I think you would be suprised at the number of commercial networking
vendors that use GateD source code as the basis for their routing
protocol suite...

  Scott

And if they're going to sell products based on gated, they should be
paying royalties to the Gated Consortium...but why should the average ISP
that wants to try some of the features of gated 4.x be forced to put down
a big chunk of change? Many ISPs will have the attitude "if I have to
spend X on gated, and still pay for the hardware and figure out the
software, I'll just hand the money to Cisco and have one company to point
fingers at if it doesn't work or breaks."
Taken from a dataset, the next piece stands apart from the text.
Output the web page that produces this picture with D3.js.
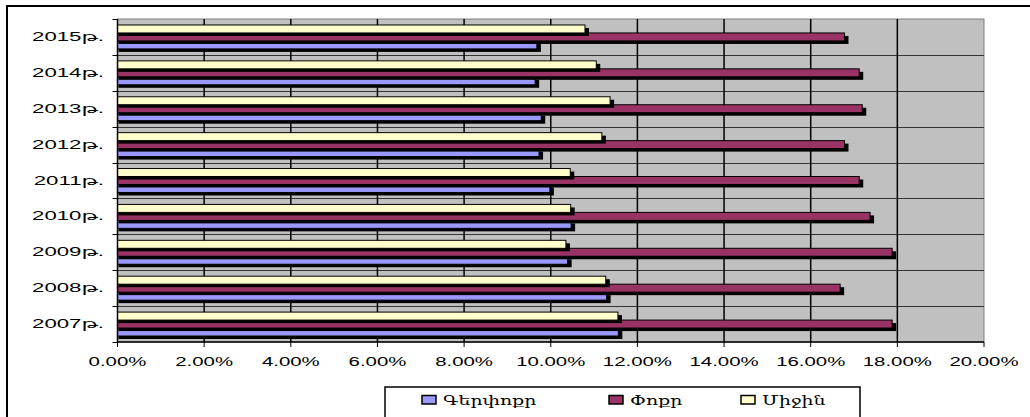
<!DOCTYPE html>
<html><head><meta charset="utf-8">
<script src="https://cdn.jsdelivr.net/npm/d3@7"></script>
<style>body{margin:0;background:#fff}svg{display:block}</style>
</head><body>
<svg id="c" width="1030" height="417"></svg>
<script>
// data
const years = ["2007թ.","2008թ.","2009թ.","2010թ.","2011թ.","2012թ.","2013թ.","2014թ.","2015թ."];
const gerpokr = [11.56, 11.29, 10.39, 10.47, 9.98, 9.73, 9.78, 9.64, 9.68];
const pokr    = [17.88, 16.68, 17.88, 17.37, 17.12, 16.78, 17.19, 17.12, 16.78];
const mijin   = [11.55, 11.27, 10.35, 10.46, 10.45, 11.18, 11.37, 11.05, 10.79];
const seriesNames = ["Գերփոքր","Փոքր","Միջին"];
const xTicks = [0,2,4,6,8,10,12,14,16,18,20];
const xTickLabels = ["0.00%","2.00%","4.00%","6.00%","8.00%","10.00%","12.00%","14.00%","16.00%","18.00%","20.00%"];

const colors = ["#9999FF","#993366","#FFFFCC"];
const SX = 1.7;
const svg = d3.select("#c");

// outer frame
svg.append("rect").attr("x",7).attr("y",6).attr("width",1200).attr("height",600)
  .attr("fill","none").attr("stroke","#000").attr("stroke-width",2);

const L=117.5, R=984, T=19, B=342;
const x = d3.scaleLinear().domain([0,20]).range([L,R]);
const y = d3.scaleBand().domain(years.slice().reverse()).range([T,B]).paddingInner(0).paddingOuter(0);
const sub = d3.scaleBand().domain(["Միջին","Փոքր","Գերփոքր"]).range([0,y.bandwidth()]).paddingInner(0).paddingOuter(0.75);

// plot area
svg.append("rect").attr("x",L).attr("y",T).attr("width",R-L).attr("height",B-T)
  .attr("fill","#C0C0C0").attr("stroke","#808080").attr("stroke-width",1);

// horizontal category lines
const bounds = years.map(d=>y(d)).concat([B]);
svg.append("g").selectAll("line").data(bounds.filter(v=>v>T+1 && v<B-1)).join("line")
  .attr("x1",L).attr("x2",R).attr("y1",d=>Math.round(d)+0.5).attr("y2",d=>Math.round(d)+0.5)
  .attr("stroke","#333").attr("stroke-width",1);

// vertical gridlines
svg.append("g").selectAll("line").data(xTicks.filter(v=>v>0 && v<20)).join("line")
  .attr("x1",d=>x(d)).attr("x2",d=>x(d)).attr("y1",T).attr("y2",B)
  .attr("stroke","#000").attr("stroke-width",1.5);

// bars
const series = [gerpokr, pokr, mijin];
series.forEach((vals,si)=>{
  const g = svg.append("g");
  const data = years.map((yr,i)=>({yr, v:vals[i]}));
  g.selectAll("rect.sh").data(data).join("rect").attr("class","sh")
    .attr("x",x(0)+1).attr("y",d=>y(d.yr)+sub(seriesNames[si])+3)
    .attr("width",d=>x(d.v)-x(0)+3).attr("height",sub.bandwidth())
    .attr("fill","#000");
  g.selectAll("rect.b").data(data).join("rect").attr("class","b")
    .attr("x",x(0)).attr("y",d=>y(d.yr)+sub(seriesNames[si]))
    .attr("width",d=>x(d.v)-x(0)).attr("height",sub.bandwidth())
    .attr("fill",colors[si]).attr("stroke","#000").attr("stroke-width",1);
});

// left axis
svg.append("line").attr("x1",L).attr("x2",L).attr("y1",T).attr("y2",B).attr("stroke","#000").attr("stroke-width",1.5);
svg.append("g").selectAll("line").data(bounds).join("line")
  .attr("x1",L-5).attr("x2",L).attr("y1",d=>Math.round(d)+0.5).attr("y2",d=>Math.round(d)+0.5)
  .attr("stroke","#000").attr("stroke-width",1);
// bottom axis
svg.append("line").attr("x1",L).attr("x2",R).attr("y1",B).attr("y2",B).attr("stroke","#000").attr("stroke-width",1.5);
svg.append("g").selectAll("line").data(xTicks).join("line")
  .attr("x1",d=>x(d)).attr("x2",d=>x(d)).attr("y1",B).attr("y2",B+5)
  .attr("stroke","#000").attr("stroke-width",1);

// y labels
svg.append("g").selectAll("text").data(years).join("text")
  .attr("transform",d=>`translate(104,${y(d)+y.bandwidth()/2+4}) scale(1.85,1)`)
  .attr("text-anchor","end").attr("font-family","Liberation Sans, Arial, DejaVu Sans").attr("font-size",12)
  .text(d=>d);

// x labels
svg.append("g").selectAll("text").data(xTicks).join("text")
  .attr("transform",d=>`translate(${x(d)},366) scale(${SX},1)`)
  .attr("text-anchor","middle").attr("font-family","Liberation Sans, Arial").attr("font-size",12)
  .text((d,i)=>xTickLabels[i]);

// legend
svg.append("rect").attr("x",385).attr("y",387).attr("width",475).attr("height",60)
  .attr("fill","#fff").attr("stroke","#000").attr("stroke-width",1.5);
const legX = [422, 609, 741];
seriesNames.forEach((n,i)=>{
  svg.append("rect").attr("x",legX[i]).attr("y",395.5).attr("width",14).attr("height",8.5)
    .attr("fill",colors[i]).attr("stroke","#000").attr("stroke-width",1.5);
  svg.append("text").attr("transform",`translate(${legX[i]+21},405) scale(1.45,1)`)
    .attr("font-family","DejaVu Serif, serif").attr("font-size",13).text(n);
});
</script>
</body></html>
Actually, I'll just use 3.5.9 and point my corporate fingers at MERIT if it
doesn't work, or breaks. Further, if I have run-rime problems I may point
legal fingers that way, as well. Flemming *has* a point, since GateD is NSF
funded, it shouldn't be for-profit. I guarantee that my tax dollars are
already paying for it. Why should I pay extra?

There is ONLY (ONLY) two well-debugged and wideworld checked router
implementation now - first is CISCO IOS, second is GATED.
First is checked over million CISCOs, second was
checked
by MERIT's back-bone, by a lot of ISP who used gated for their host-based
routers, and now by those vendors who implemented gated into their
routers. I do not think it's an excellent product (through nothing is
excellent in the Internet), but in comparation to the other
implementation it's out of competition for now (remember a lot of
Internet bums caused by Wellfleet? RIP broadcast storms over the
inter-sea links caused by Annex? And so on...).

Through the world is changed every day.

However how would you like NSF to require larger funding then they already
get because gated goes for free.

cjm

I agree with Alex. People don't seem to realize that GateD
ran the NFSNET backbone for years. Now, the key difference is
that was the Cornell version and now we have Merit enhancements
and fixes some of which are quite important. The Cornell version
is free, though I know there are bugs in it those bugs are
documented.
Some of the bugs are not *really* bugs -- most notorious to me is
the issue of OSPF restart (change your BGP policy, HUP GateD and
watch
your entire OSPF cloud lurch under LSDB recalculate because one
router
restarted OSPF). Merit fixed GateD to avoid this problem by
redoing the OSPF code. That work was funded by the GateD
Consortium, which is where your $10k goes.

So take your choice: Cornell Gated for free with some fixes over
what ran the NSFNET, or Merit GateD with some real improvements
for pay unless you get a research license to play with it.

Dana Hudes
Graphnet

Alex P. Rudnev wrote:

Hi,
I would like to clarify that GateD worked on totally different NSFNET
backbone. What used to be NSFNET backbone now could be compared to
'Net edges in terms of traffic, number of routes and complexity of
policies. That doesn't say that GateD wouldn't work in today's backbone
at all. Probably there will be some problems if you run it as-is in the
core.
Many start-ups are working on scaling and shaping GateD as well as
some other off-the-shelf IP stacks. And we shall see who'll successed.

alex@Relcom.EU.net (Alex P. Rudnev) writes:

There is ONLY (ONLY) two well-debugged and wideworld checked router
implementation now - first is CISCO IOS, second is GATED.

I'd like to take some small issue with that statement.

Well debugged??? ROTFL

Tony

dhudes@graphnet.com (Mr. Dana Hudes) writes:

I agree with Alex. People don't seem to realize that GateD
ran the NFSNET backbone for years.

People need to recall the difference between rcp_routed and gated.

Tony

Eh? I worked on the end of the NSFNET project at Advantis.
ANS always had their own GateD to insert on the NSS so the build
of AIX we sent did not include GateD. But, perhaps one of the ANS
folks such as Curtis V. who are around can provide
authoritative statement.

Tony Li wrote:

Well debugged??? ROTFL

well, all us vic^h^h^hcustomers have been debugging this <bleep> for a
decade. maybe if you paid us more we would do a better job.